EXERCISE DESCRIPTION: Only the lines from the top of the records below through the line containing "import seaborn as sns" should be printed, exactly and without pictures.

TASK INPUT:
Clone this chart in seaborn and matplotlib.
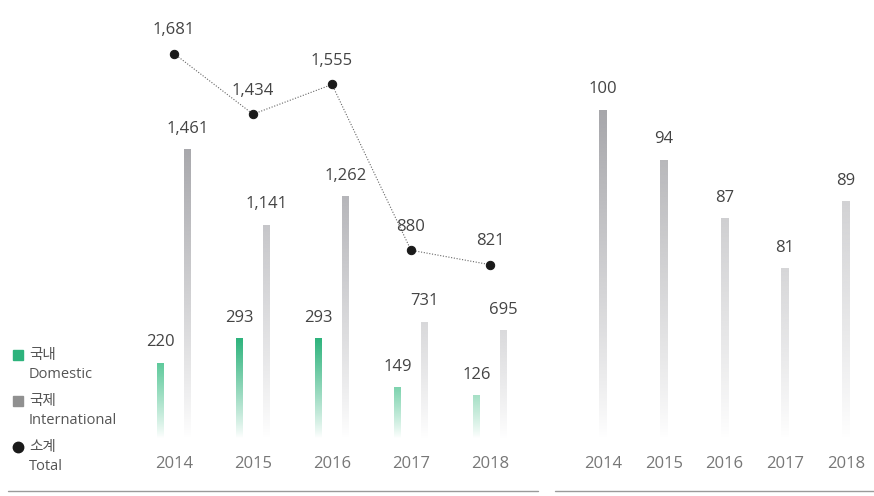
import numpy as np
import pandas as pd
import matplotlib
matplotlib.use("Agg")
import matplotlib.pyplot as plt
import matplotlib.colors as mcolors
from matplotlib.lines import Line2D
import seaborn as sns

# ---- data ----
years = ["2014", "2015", "2016", "2017", "2018"]
domestic = [220, 293, 293, 149, 126]
international = [1461, 1141, 1262, 731, 695]
total = [1681, 1434, 1555, 880, 821]
right_values = [100, 94, 87, 81, 89]

dom_colors = ["#5cc99a", "#2db37c", "#2db37c", "#7dd3ae", "#a6e0c6"]
int_colors = ["#a8a8ac", "#c6c6c9", "#b6b6ba", "#d8d8da", "#dadadc"]
right_colors = ["#a6a6aa", "#b8b8bb", "#cfcfd1", "#d6d6d8", "#d2d2d4"]

sns.set_theme(style="white")
plt.rcParams["font.family"] = ["Open Sans", "Noto Sans CJK KR", "DejaVu Sans"]

W, H = 874, 496
fig = plt.figure(figsize=(W / 100, H / 100), dpi=100)

def rect(l, r, top, bottom):
    return [l / W, 1 - bottom / H, (r - l) / W, (bottom - top) / H]

left_rect = rect(134.5, 529.5, 0, 438)
ax = fig.add_axes(left_rect)
ax2 = fig.add_axes(left_rect, sharex=ax)
ax3 = fig.add_axes(left_rect, sharex=ax)
for a in (ax2, ax3):
    a.patch.set_alpha(0)

df_dom = pd.DataFrame({"year": years, "value": domestic, "series": "국내"})
df_int = pd.DataFrame({"year": years, "value": international, "series": "국제"})
hue_order = ["국내", "국제"]

sns.barplot(data=df_dom, x="year", y="value", hue="series", hue_order=hue_order,
            dodge=True, width=0.68, gap=0.74, legend=False, ax=ax, order=years)
sns.barplot(data=df_int, x="year", y="value", hue="series", hue_order=hue_order,
            dodge=True, width=0.68, gap=0.74, legend=False, ax=ax2, order=years)
sns.lineplot(x=np.arange(len(years)), y=total, ax=ax3, color="#666666",
             linestyle=(0, (1, 1.5)), linewidth=0.8, marker="o", markersize=6,
             markerfacecolor="#1a1a1a", markeredgecolor="#1a1a1a")

# right panel
right_rect = rect(572.65, 876.15, 0, 438)
axr = fig.add_axes(right_rect)
df_r = pd.DataFrame({"year": years, "value": right_values})
sns.barplot(data=df_r, x="year", y="value", ax=axr, width=0.125, order=years,
            color="#aaaaaa")

ax.set_ylim(0, 438 / 0.341)
ax2.set_ylim(238, 238 + 438 / 0.2363)
ax3.set_ylim(115, 115 + 438 / 0.2455)
axr.set_ylim(60.7, 60.7 + 438 / 8.357)


def gradientize(a, colors, values, label=True):
    patches = sorted([p for p in a.patches if p.get_height() > 0],
                     key=lambda p: p.get_x())
    ylo = a.get_ylim()[0]
    for p, c, v in zip(patches, colors, values):
        x0 = p.get_x()
        x1 = x0 + p.get_width()
        y0 = max(0, ylo)
        y1 = p.get_height()
        rgb = mcolors.to_rgb(c)
        n = 256
        img = np.zeros((n, 1, 4))
        img[:, 0, :3] = rgb
        img[:, 0, 3] = np.linspace(1, 0.0, n) ** 0.9
        im = a.imshow(img, extent=[x0, x1, y0, y1], aspect="auto",
                      origin="upper", zorder=2, interpolation="bilinear")
        im.set_clip_path(p)
        p.set_facecolor("none")
        p.set_edgecolor("none")
        if label:
            a.annotate(f"{v:,}", xy=(x0 + (x1 - x0) / 2, y1), xytext=(0, 9),
                       textcoords="offset points", ha="center", va="bottom",
                       fontsize=12, color="#444444")


gradientize(ax, dom_colors, domestic)
gradientize(ax2, int_colors, international)
gradientize(axr, right_colors, right_values)

for i, v in enumerate(total):
    ax3.annotate(f"{v:,}", xy=(i, v), xytext=(0, 11), textcoords="offset points",
                 ha="center", va="bottom", fontsize=12, color="#444444")

ax.set_xlim(-0.5, 4.5)
axr.set_xlim(-0.5, 4.5)
ax.set_ylim(0, 438 / 0.341)
ax2.set_ylim(238, 238 + 438 / 0.2363)
ax3.set_ylim(115, 115 + 438 / 0.2455)
axr.set_ylim(60.7, 60.7 + 438 / 8.357)

for a in (ax, ax2, ax3, axr):
    a.set_xlabel("")
    a.set_ylabel("")
    a.set_yticks([])
    for s in a.spines.values():
        s.set_visible(False)
    a.tick_params(axis="x", length=0, pad=13, labelsize=12, labelcolor="#777777")
for a in (ax2, ax3):
    a.tick_params(axis="x", labelbottom=False)
ax.set_xticks(range(len(years)))
ax.set_xticklabels(years)
axr.set_xticks(range(len(years)))
axr.set_xticklabels(years)

# baselines
fig.add_artist(Line2D([8 / W, 538 / W], [1 - 491 / H] * 2, color="#9a9a9a", lw=1))
fig.add_artist(Line2D([555 / W, 874 / W], [1 - 491 / H] * 2, color="#9a9a9a", lw=1))

# legend
leg = [("s", "#2db37c", "국내", "Domestic", 355),
       ("s", "#909090", "국제", "International", 401),
       ("o", "#1a1a1a", "소계", "Total", 447)]
for m, c, ko, en, y in leg:
    fig.add_artist(Line2D([18 / W], [1 - y / H], marker=m, markersize=7.5,
                          color=c, markeredgecolor=c, linestyle="none"))
    fig.text(29 / W, 1 - y / H, ko, fontsize=10.5, color="#555555", va="center",
             family=["Noto Sans CJK KR", "DejaVu Sans"])
    fig.text(29 / W, 1 - (y + 20) / H, en, fontsize=10.5, color="#555555", va="center")

fig.savefig("out.png", dpi=100)
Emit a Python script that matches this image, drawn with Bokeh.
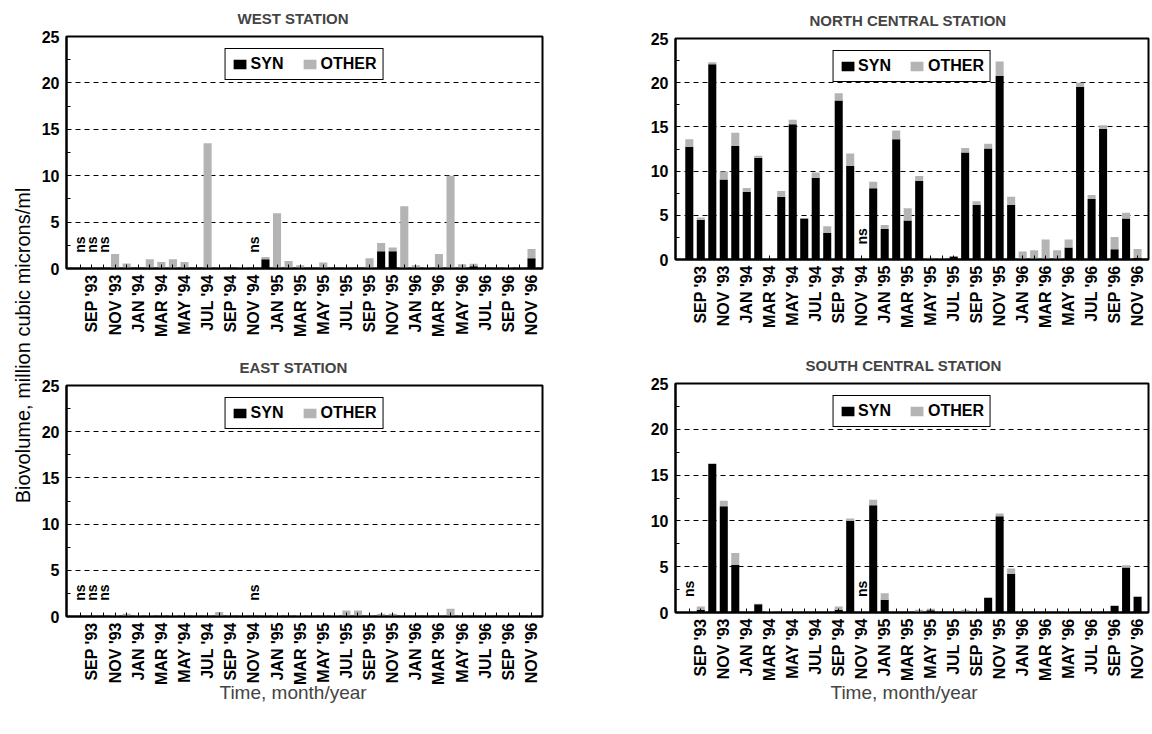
import math
from bokeh.plotting import figure
from bokeh.layouts import row, column
from bokeh.models import ColumnDataSource, Range1d, FixedTicker, Title, Label
from bokeh.embed import file_html
from bokeh.resources import INLINE

# ---------------- data ----------------
months = ["AUG '93", "SEP '93", "OCT '93", "NOV '93", "DEC '93",
          "JAN '94", "FEB '94", "MAR '94", "APR '94", "MAY '94", "JUN '94",
          "JUL '94", "AUG '94", "SEP '94", "OCT '94", "NOV '94", "DEC '94",
          "JAN '95", "FEB '95", "MAR '95", "APR '95", "MAY '95", "JUN '95",
          "JUL '95", "AUG '95", "SEP '95", "OCT '95", "NOV '95", "DEC '95",
          "JAN '96", "FEB '96", "MAR '96", "APR '96", "MAY '96", "JUN '96",
          "JUL '96", "AUG '96", "SEP '96", "OCT '96", "NOV '96"]
# tick labels shown on the axis (every other month)
tick_labels = ["SEP '93", "NOV '93", "JAN '94", "MAR '94", "MAY '94", "JUL '94",
               "SEP '94", "NOV '94", "JAN '95", "MAR '95", "MAY '95", "JUL '95",
               "SEP '95", "NOV '95", "JAN '96", "MAR '96", "MAY '96", "JUL '96",
               "SEP '96", "NOV '96"]

# None = not sampled ("ns")
west_syn = [None, None, None, 0, 0, 0, 0, 0, 0, 0, 0, 0, 0, 0, 0, None, 1.0, 0, 0, 0,
            0, 0, 0, 0, 0, 0, 1.85, 1.85, 0, 0, 0, 0, 0, 0, 0.25, 0, 0, 0, 0, 1.1]
west_other = [None, None, None, 1.55, 0.55, 0, 1.0, 0.7, 1.0, 0.7, 0.05, 13.5, 0.1, 0, 0.15, None, 0.25, 5.95, 0.8, 0.35,
              0, 0.65, 0, 0.1, 0, 1.1, 0.9, 0.4, 6.7, 0.35, 0.15, 1.55, 10.0, 0.45, 0.25, 0, 0.1, 0.15, 0.1, 1.0]

nc_syn = [12.75, 4.5, 22.1, 9.05, 12.85, 7.65, 11.5, 0, 7.1, 15.3, 4.65, 9.25, 3.0, 18.0, 10.6, None, 8.05, 3.45, 13.6, 4.4,
          8.9, 0.05, 0.0, 0.35, 12.1, 6.2, 12.55, 20.75, 6.2, 0.05, 0.05, 0.05, 0.05, 1.35, 19.55, 6.85, 14.75, 1.15, 4.65, 0.2]
nc_other = [0.85, 0.25, 0.2, 0.9, 1.5, 0.45, 0.25, 0, 0.65, 0.5, 0.05, 0.6, 0.75, 0.8, 1.4, None, 0.75, 0.45, 1.0, 1.4,
            0.55, 0.15, 0.15, 0.05, 0.5, 0.4, 0.55, 1.65, 0.9, 0.85, 1.0, 2.2, 1.0, 0.9, 0.45, 0.45, 0.45, 1.4, 0.65, 1.0]

east_syn = [None, None, None, 0, 0, 0, 0, 0, 0, 0, 0, 0, 0, 0, 0, None, 0, 0, 0, 0,
            0, 0, 0, 0, 0, 0, 0, 0, 0, 0, 0, 0, 0, 0, 0, 0, 0, 0, 0, 0]
east_other = [None, None, None, 0.15, 0.3, 0.15, 0.15, 0.1, 0.15, 0.1, 0.1, 0.1, 0.5, 0.1, 0.1, None, 0.1, 0.15, 0.1, 0.15,
              0.1, 0.1, 0.15, 0.65, 0.65, 0.1, 0.3, 0.3, 0.1, 0.1, 0.1, 0.1, 0.85, 0.1, 0.05, 0.1, 0.05, 0.1, 0.05, 0.1]

sc_syn = [None, 0.3, 16.2, 11.6, 5.2, 0, 0.9, 0, 0, 0, 0, 0, 0, 0.3, 10.0, None, 11.7, 1.4, 0, 0,
          0, 0.25, 0, 0, 0, 0, 1.6, 10.5, 4.2, 0, 0, 0, 0, 0, 0, 0, 0, 0.7, 4.9, 1.7]
sc_other = [None, 0.35, 0.1, 0.6, 1.3, 0, 0.05, 0.15, 0, 0, 0, 0, 0, 0.35, 0.25, None, 0.6, 0.7, 0, 0.05,
            0.3, 0.15, 0, 0, 0.3, 0.2, 0.05, 0.3, 0.6, 0, 0, 0, 0, 0.1, 0, 0, 0, 0.1, 0.25, 0.1]

FONT = "Liberation Sans"
GRAY = "#b4b4b4"


def make_panel(title, syn, other, width, height, bl, br, bt, bb,
               title_offset, title_standoff, title_valign,
               xlabel=None, xlabel_offset=0, xlabel_standoff=0):
    ns_x = [i for i, v in enumerate(syn) if v is None]
    src = ColumnDataSource(dict(
        x=list(range(len(months))),
        month=months,
        syn=[0 if v is None else v for v in syn],
        other=[0 if v is None else v for v in other],
    ))
    p = figure(width=width, height=height, x_range=Range1d(-1.2, 39.95), y_range=Range1d(0, 25),
               output_backend="svg", toolbar_location=None,
               min_border_left=bl, min_border_right=br, min_border_top=bt, min_border_bottom=bb)
    p.title.text = title
    p.title.align = "left"
    p.title.vertical_align = title_valign
    p.title.text_font = FONT
    p.title.text_font_size = "15px"
    p.title.text_font_style = "bold"
    p.title.offset = title_offset
    p.title.standoff = title_standoff

    p.vbar_stack(["syn", "other"], x="x", width=0.7, source=src,
                 fill_color=["#000000", GRAY], line_color=None,
                 legend_label=["SYN", "OTHER"])

    for i in ns_x:
        p.add_layout(Label(x=i, y=1.7, text="ns", angle=math.pi / 2,
                           text_align="left", text_baseline="middle", text_font=FONT,
                           text_font_style="bold", text_font_size="14px", text_color="black"))

    # x axis
    lab_map = {m: m for m in tick_labels}
    p.xaxis.ticker = FixedTicker(ticks=list(range(len(months))))
    p.xaxis.major_label_overrides = {i: lab_map.get(m, "") for i, m in enumerate(months)}
    p.xaxis.major_label_orientation = math.pi / 2
    p.xaxis.major_tick_in = 4
    p.xaxis.major_tick_out = 0
    p.xaxis.minor_tick_line_color = None
    p.xaxis.major_label_standoff = 6
    p.xaxis.major_label_text_font = FONT
    p.xaxis.major_label_text_font_size = "16px"
    p.xaxis.major_label_text_font_style = "bold"
    p.xaxis.major_label_text_color = "black"
    p.xaxis.axis_line_width = 2
    p.xaxis.axis_line_color = "black"
    p.xaxis.major_tick_line_color = "black"

    # y axis
    p.yaxis.ticker = FixedTicker(ticks=[0, 5, 10, 15, 20, 25], minor_ticks=[2.5, 7.5, 12.5, 17.5, 22.5])
    p.yaxis.major_tick_in = 4
    p.yaxis.major_tick_out = 0
    p.yaxis.minor_tick_in = 4
    p.yaxis.minor_tick_out = 0
    p.yaxis.major_label_standoff = 7
    p.yaxis.major_label_text_font = FONT
    p.yaxis.major_label_text_font_size = "16px"
    p.yaxis.major_label_text_font_style = "bold"
    p.yaxis.major_label_text_color = "black"
    p.yaxis.axis_line_width = 2
    p.yaxis.axis_line_color = "black"
    p.yaxis.major_tick_line_color = "black"
    p.yaxis.minor_tick_line_color = "black"

    p.xgrid.visible = False
    p.ygrid.ticker = FixedTicker(ticks=[5, 10, 15, 20])
    p.ygrid.grid_line_color = "black"
    p.ygrid.grid_line_dash = "5 4"
    p.ygrid.grid_line_width = 1

    p.outline_line_color = "black"
    p.outline_line_width = 2
    p.outline_line_alpha = 1.0

    lg = p.legend[0]
    lg.location = "top_center"
    lg.orientation = "horizontal"
    lg.border_line_color = "black"
    lg.border_line_width = 1
    lg.border_line_alpha = 1.0
    lg.background_fill_color = "white"
    lg.background_fill_alpha = 1.0
    lg.label_text_font = FONT
    lg.label_text_font_size = "16px"
    lg.label_text_font_style = "bold"
    lg.label_text_color = "black"
    lg.glyph_width = 16
    lg.glyph_height = 12
    lg.label_height = 15
    lg.label_standoff = 3
    lg.spacing = 18
    lg.padding = 6
    lg.margin = 12

    if xlabel:
        p.add_layout(Title(text=xlabel, align="left", vertical_align="top", text_font=FONT,
                           text_font_size="19px", text_font_style="normal",
                           offset=xlabel_offset, standoff=xlabel_standoff),
                     "below")
    return p


west = make_panel("WEST STATION", west_syn, west_other, 570, 345, 27, 66, 36, 77, 171, 15, "top")
east = make_panel("EAST STATION", east_syn, east_other, 570, 367, 27, 66, 40, 96, 173, 19, "bottom",
                  xlabel="Time, month/year", xlabel_offset=153, xlabel_standoff=-12)
nc = make_panel("NORTH CENTRAL STATION", nc_syn, nc_other, 542, 345, 67, 2, 38, 86, 134, 15, "top")
sc = make_panel("SOUTH CENTRAL STATION", sc_syn, sc_other, 542, 367, 67, 2, 38, 100, 130, 15, "top",
                xlabel="Time, month/year", xlabel_offset=155, xlabel_standoff=-3)

# shared y-axis label
lab = figure(width=38, height=712, x_range=Range1d(0, 38), y_range=Range1d(0, 712),
             output_backend="svg", toolbar_location=None, x_axis_type=None, y_axis_type=None,
             min_border=0)
lab.outline_line_color = None
lab.grid.visible = False
lab.add_layout(Label(x=22, y=367, text="Biovolume, million cubic microns/ml", angle=math.pi / 2,
                     text_align="center", text_baseline="middle", text_font=FONT,
                     text_font_size="20px", text_color="black"))

layout = row(lab, column(west, east), column(nc, sc))

open("out.html", "w").write(file_html(layout, INLINE))
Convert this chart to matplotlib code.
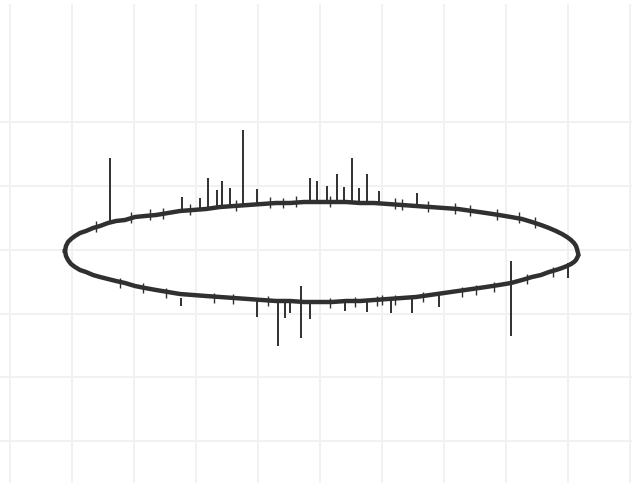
import matplotlib
matplotlib.use("Agg")
import matplotlib.pyplot as plt

# trace, in pixel units (y down)
edge_x = [65, 66, 68, 71, 75, 80, 86, 93, 100, 108, 116, 125, 135, 145, 156, 168, 180, 193, 206, 220,
          234, 248, 262, 276, 290, 304, 318, 332, 346, 360, 374, 388, 402, 416, 430, 444, 458, 472, 486,
          499, 511, 522, 532, 541, 549, 556, 562, 567, 571, 574, 576, 577, 578]
upper_y = [251, 246, 242, 239, 236, 233, 231, 228, 226, 223, 221, 220, 217, 216, 215, 213, 211, 210, 209, 207,
           206, 205, 204, 203, 203, 202, 202, 202, 202, 203, 203, 204, 205, 206, 207, 208, 209, 211, 213,
           215, 217, 219, 222, 225, 228, 231, 234, 237, 240, 243, 246, 249, 253]
lower_y = [251, 256, 260, 264, 267, 270, 272, 275, 277, 279, 281, 283, 286, 288, 290, 292, 294, 295, 296, 297,
           298, 299, 300, 301, 301, 302, 302, 302, 301, 301, 300, 299, 298, 297, 295, 293, 291, 289, 287,
           285, 283, 280, 277, 275, 272, 270, 268, 266, 264, 262, 260, 258, 256]

# spikes: x, top, bottom
spike_x = [110, 182, 200, 208, 217, 222, 230, 243, 257, 310, 317, 327, 337, 344, 352, 359, 367, 379, 417,
           181, 257, 278, 285, 290, 301, 310, 345, 367, 391, 412, 439, 511, 568]
spike_top = [158, 197, 198, 178, 190, 181, 188, 130, 189, 178, 181, 186, 174, 187, 158, 188, 174, 191, 193,
             298, 299, 300, 300, 300, 286, 301, 300, 299, 298, 297, 293, 261, 263]
spike_bot = [222, 210, 208, 208, 207, 207, 206, 206, 204, 203, 203, 203, 203, 203, 203, 203, 203, 204, 206,
             306, 317, 346, 318, 313, 338, 319, 311, 312, 313, 313, 307, 336, 278]

# small hairs along the trace
hair_x = [96, 131, 150, 163, 190, 236, 270, 283, 296, 330, 395, 402, 428, 455, 470, 497, 519, 535,
          120, 143, 166, 214, 233, 268, 330, 355, 377, 382, 395, 423, 462, 476, 494, 527, 553]
hair_top = [221, 212, 209, 208, 204, 200, 197, 198, 196, 196, 198, 199, 201, 203, 205, 209, 212, 217,
            278, 283, 288, 293, 294, 296, 298, 297, 296, 295, 295, 292, 287, 285, 282, 274, 267]
hair_bot = [232, 223, 220, 219, 215, 211, 208, 208, 207, 207, 209, 210, 212, 214, 216, 220, 223, 228,
            288, 293, 298, 303, 304, 306, 308, 307, 306, 305, 305, 302, 297, 295, 292, 284, 277]

grid_x = [10, 72, 134, 196, 258, 320, 382, 444, 506, 568, 630]
grid_y = [122, 186, 250, 314, 377, 441]

fig = plt.figure(figsize=(6.32, 4.88), dpi=100)
ax = fig.add_axes([0, 0, 1, 1])
ax.set_xlim(0, 632)
ax.set_ylim(488, 0)

for gx in grid_x:
    ax.plot([gx, gx], [5, 482], color="#f1f1f1", lw=1.4, zorder=1)
for gy in grid_y:
    ax.plot([0, 632], [gy, gy], color="#f1f1f1", lw=1.4, zorder=1)

tc = "#303030"
ax.plot(edge_x, upper_y, color=tc, lw=3.2, solid_joinstyle="round", zorder=3)
ax.plot(edge_x, lower_y, color=tc, lw=3.2, solid_joinstyle="round", zorder=3)
ax.vlines(spike_x, spike_top, spike_bot, color=tc, lw=1.4, zorder=3)
ax.vlines(hair_x, hair_top, hair_bot, color=tc, lw=1.0, zorder=3)

ax.axis("off")
fig.savefig("out.png", dpi=100, facecolor="white")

RESPONSE FOR THIS EXERCISE:
Clone this chart in seaborn and matplotlib.
import numpy as np
import pandas as pd
import matplotlib
matplotlib.use("Agg")
import matplotlib.pyplot as plt
import matplotlib.colors as mcolors
from matplotlib.lines import Line2D
import seaborn as sns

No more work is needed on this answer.